I saw Phantom of the Opera last night. This was my first exposure to it — I never saw the stage musical, nor read the book. I can say I’m glad I saw it. There were things that really worked, and things that didn’t. What was interesting, and frustrating, is that a lot of the film’s biggest issues were on the page.
Be advised that everything from this point forward is full of spoilers.
Phantom is essentially a love triangle. You have Christine, the gifted chorus girl. Raoul, the unaccountably hot viscount. And The Phantom, a deformed genius who lurks around the Paris opera house where the story is set.
Christine is an orphan, natch, who was raised by Madame Giry in the opera dormitory. Before he died, Christine’s father promised an Angel of Music would watch over her. And in fact, that’s what the Phantom has been doing. He’s the voice in the darkness who’s been giving her singing lessons. So far, it feels like Beauty and the Beast.
Here’s where the movie gets into some very un-Disney territory. The Phantom has been essentially a surrogate father to this girl, and in fact pretends to be the spirit of her father at times — and yet he wants to marry her and, well, ravage her. Don’t get me wrong: I love that it’s kind of sick and twisted. But the movie never really does anything with this idea. No one calls him on it, or points out that Madame Giry has essentially been pimping out Christine to an evil lech who lives in the sewers.
I can understand the urge to downplay the Lustful Father angle — it makes the Phantom less sympathetic. But by letting it dangle there, you leave the audience frustrated that no one on-screen is acknowledging just how creepy it is that the Phantom wants to bone his pupil.
Half-Developed Idea #2 is the darkness in Christine’s soul. In “Music of the Night,” the Phantom presents his case for living in the shadows, and how she’ll be living there with him. Christine becomes less innocent girl and more slutty vixen during this and a few other moments: you see it in her performance, and her eye make-up (I swear).

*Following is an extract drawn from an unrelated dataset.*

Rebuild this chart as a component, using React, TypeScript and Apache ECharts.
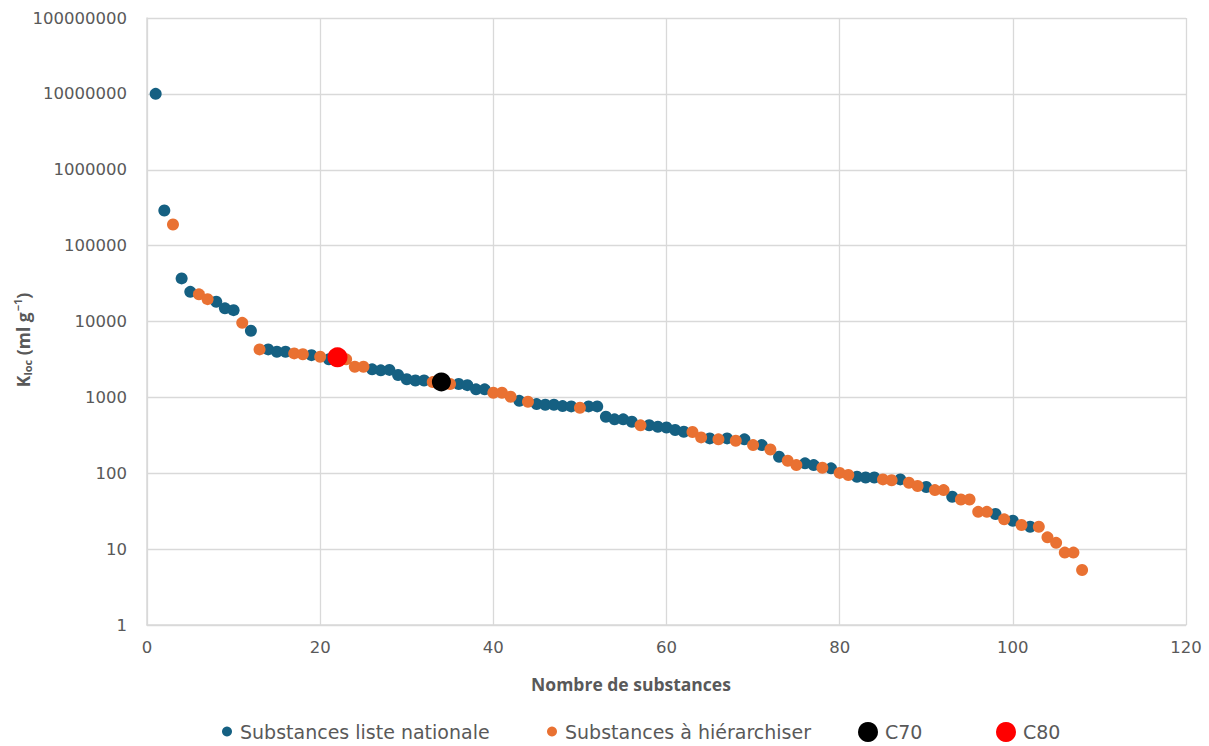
import React, { useEffect, useRef } from "react";
import * as echarts from "echarts";

// Substances liste nationale (rank, Koc)
const nationaleRank = [1, 2, 4, 5, 8, 9, 10, 12, 14, 15, 16, 19, 21, 26, 27, 28, 29, 30, 31, 32, 36, 37, 38, 39, 43, 45, 46, 47, 48, 49, 51, 52, 53, 54, 55, 56, 58, 59, 60, 61, 62, 65, 67, 69, 71, 73, 76, 77, 79, 82, 83, 84, 87, 90, 93, 98, 100, 102];
const nationaleKoc = [10000000, 290000, 37000, 24600, 18200, 14900, 14100, 7540, 4290, 3990, 3990, 3600, 3170, 2340, 2270, 2300, 1970, 1730, 1670, 1670, 1500, 1450, 1275, 1275, 900, 816, 800, 800, 768, 760, 760, 760, 555, 513, 513, 477, 430, 410, 400, 371, 353, 288, 288, 280, 235, 165, 135, 128, 116, 90, 88, 88, 83, 66, 49, 29, 23.7, 19.7];

// Substances à hiérarchiser (rank, Koc)
const hierarchRank = [3, 6, 7, 11, 13, 17, 18, 20, 23, 24, 25, 33, 35, 40, 41, 42, 44, 50, 57, 63, 64, 66, 68, 70, 72, 74, 75, 78, 80, 81, 85, 86, 88, 89, 91, 92, 94, 95, 96, 97, 99, 101, 103, 104, 105, 106, 107, 108];
const hierarchKoc = [190000, 22800, 19700, 9600, 4290, 3800, 3700, 3430, 3170, 2530, 2530, 1590, 1500, 1150, 1150, 1020, 875, 730, 428, 350, 297, 280, 268, 235, 206, 146, 128, 118, 101, 95, 83, 81, 75, 68, 60, 60, 45, 45, 31, 31, 24.7, 20.8, 19.7, 14.3, 12.1, 9.0, 9.0, 5.3];

const c70Point = [34, 1600];
const c80Point = [22, 3370];

const xTicks = { min: 0, max: 120, interval: 20 };
const yTicks = { min: 1, max: 100000000 };

const BLUE = "#156082";
const ORANGE = "#E97132";
const TEXT = "#595959";
const GRID = "#d9d9d9";
const FONT = "'Open Sans', sans-serif";
const WIDE = "'DejaVu Sans', sans-serif";

export default function App() {
  const ref = useRef<HTMLDivElement>(null);
  useEffect(() => {
    if (!ref.current) return;
    const chart = echarts.init(ref.current, undefined, { renderer: "svg" });
    const zip = (a: number[], b: number[]) => a.map((v, i) => [v, b[i]]);
    const legendBase = {
      orient: "horizontal",
      padding: 0,
      icon: "circle",
      textStyle: { fontSize: 19, color: TEXT, fontFamily: WIDE },
    };
    chart.setOption({
      animation: false,
      textStyle: { fontFamily: FONT },
      grid: { left: 147, right: 23, top: 18, bottom: 121, containLabel: false },
      xAxis: {
        type: "value",
        min: xTicks.min,
        max: xTicks.max,
        interval: xTicks.interval,
        axisLine: { show: true, lineStyle: { color: GRID, width: 1.5 } },
        axisTick: { show: false },
        splitLine: { show: true, lineStyle: { color: GRID, width: 1.3 } },
        axisLabel: { color: TEXT, fontSize: 16.5, margin: 14, fontFamily: WIDE },
      },
      yAxis: {
        type: "log",
        logBase: 10,
        min: yTicks.min,
        max: yTicks.max,
        interval: 1,
        axisLine: { show: true, lineStyle: { color: GRID, width: 1.5 } },
        axisTick: { show: false },
        splitLine: { show: true, lineStyle: { color: GRID, width: 1.3 } },
        minorSplitLine: { show: false },
        axisLabel: {
          color: TEXT,
          fontSize: 16.5,
          margin: 20,
          fontFamily: WIDE,
          formatter: (v: number) => String(Math.round(v)),
        },
      },
      legend: [
        { ...legendBase, data: ["Substances liste nationale"], left: 222, top: 722, itemWidth: 16, itemHeight: 10 },
        { ...legendBase, data: ["Substances à hiérarchiser"], left: 547, top: 722, itemWidth: 16, itemHeight: 10 },
        { ...legendBase, data: ["C70"], left: 858, top: 722, itemWidth: 24, itemHeight: 20 },
        { ...legendBase, data: ["C80"], left: 996, top: 722, itemWidth: 24, itemHeight: 20 },
      ],
      graphic: [
        {
          type: "text",
          x: 23,
          y: 340,
          rotation: Math.PI / 2,
          style: {
            text: "{a|K}{b|loc}{a| (ml g}{c|−1}{a|)}",
            align: "center",
            verticalAlign: "middle",
            fill: TEXT,
            rich: {
              a: { fontSize: 17.5, fontWeight: "bold", fill: TEXT, fontFamily: FONT, lineHeight: 24, verticalAlign: "middle" },
              b: { fontSize: 11, fontWeight: "bold", fill: TEXT, fontFamily: FONT, lineHeight: 24, verticalAlign: "bottom", padding: [0, 0, 2, 0] },
              c: { fontSize: 11, fontWeight: "bold", fill: TEXT, fontFamily: FONT, lineHeight: 24, verticalAlign: "top", padding: [1, 0, 0, 1] },
            },
          },
        },
        {
          type: "text",
          x: 631,
          y: 684,
          style: {
            text: "Nombre de substances",
            align: "center",
            verticalAlign: "middle",
            fill: TEXT,
            fontSize: 17.5,
            fontWeight: "bold",
            fontFamily: FONT,
          },
        },
      ],
      series: [
        {
          name: "Substances liste nationale",
          type: "scatter",
          data: zip(nationaleRank, nationaleKoc),
          symbol: "circle",
          symbolSize: 12,
          itemStyle: { color: BLUE, opacity: 1 },
        },
        {
          name: "Substances à hiérarchiser",
          type: "scatter",
          data: zip(hierarchRank, hierarchKoc),
          symbol: "circle",
          symbolSize: 12,
          itemStyle: { color: ORANGE, opacity: 1 },
        },
        {
          name: "C70",
          type: "scatter",
          data: [c70Point],
          symbol: "circle",
          symbolSize: 19,
          itemStyle: { color: "#000000", opacity: 1 },
        },
        {
          name: "C80",
          type: "scatter",
          data: [c80Point],
          symbol: "circle",
          symbolSize: 20,
          itemStyle: { color: "#FF0000", opacity: 1 },
        },
      ],
    });
    return () => chart.dispose();
  }, []);
  return <div ref={ref} style={{ width: 1209, height: 746, position: "absolute", left: 0, top: 0 }} />;
}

This is quite a good idea, to look at how the sweet and chaste virgin maybe doesn’t want to be sweet and chaste, but Christine’s never given anything to say, or sing, that lets the audience get inside her head. On the rooftop, she sings with Raoul about the sunny life they’ll lead together, but we don’t know if she’s conflicted or not.
In fact, Christine never really has to choose between her suitors. Whenever she’s with the Phantom, she’s a captive.
Obviously, these are pretty significant things to address, and are probably evident to some degree in all versions of the story, on stage and screen. But there were also some smaller things that clunked in this version which wouldn’t have been difficult to address:
A. Time Lapses
It’s really unclear how long Christine stays underground with the Phantom when she first visits his lair. It feels like only one night, but when we meet up with the opera managers, enough time has passed for them to open an entirely different show and woo back their former diva.
Likewise, there’s a three-month gap between the rooftop number and the masquerade ball. The Phantom has evidently been writing his Don Juan opera during this hiatus, and Christine has become secretly engaged to Raoul, but all the tension we’ve built up is deflated when we learn that things have been inexplicably peachy for the past 90 days.
B. Convenient exposition
Yes, sometimes a character has to explain something just so the audience knows it. That’s exposition, and as a writer, you do everything you can to make it feel natural. Christine is saddled with an impossible burden when she has to quickly explain how she knows Raoul in the opening scene. She’s given two or three lines to spurt out to a friend we’ve never met.
Later in the story, Madame Giry explains to Raoul how the Phantom came to reside at the opera house. The story itself is interesting, and does a lot to explain various characters’ motivations. The timing, unfortunately, feels forced. Madame Giry has spent twenty years hiding this secret, but she’ll gladly tell a near-stranger who asks. (One can imagine a better version in which Madame Giry tries to reason with the Phantom to back off, and that becomes the impetus for the flashback.)
C. Let him go! Set a trap!
Near the end of the second act, Raoul defeats the Phantom in a graveyard sword fight, but spares his life at Christine’s pleading. Fine. It’s a movie. But instead of, say, tying him up, the happy couple simply rides off on their white horse.
Yet in the very next scene, Raoul plots with the opera house managers to trap the Phantom. The very same Phantom he could have caught, say, thirty seconds ago. Grrr. What’s worse, Raoul’s ingenious plan to trap him is to stage the Phantom’s Don Juan opera, with Christine in the lead role. That’s like trying to catch an arsonist by dousing your house with gasoline.
Sigh.
There are certainly other nits one could pick. Horseback rides? Romantic. Underground horseback rides that go twenty feet, before climbing off to board a gondola? Less romantic. But a fair amount of this stuff just comes with the territory. If you believe a guy with a mask and cape can mysteriously stalk around a Paris opera house, and live in dismal splendor beneath it, you have to take the short horse rides that come with it.
Again, this isn’t meant to be a proper review of the movie, which had many good points I’ve neglected to mention. But just as a cinematographer would notice poor lighting choices, a screenwriter can’t help but recognize moments where the movie he’s watching isn’t all it could be.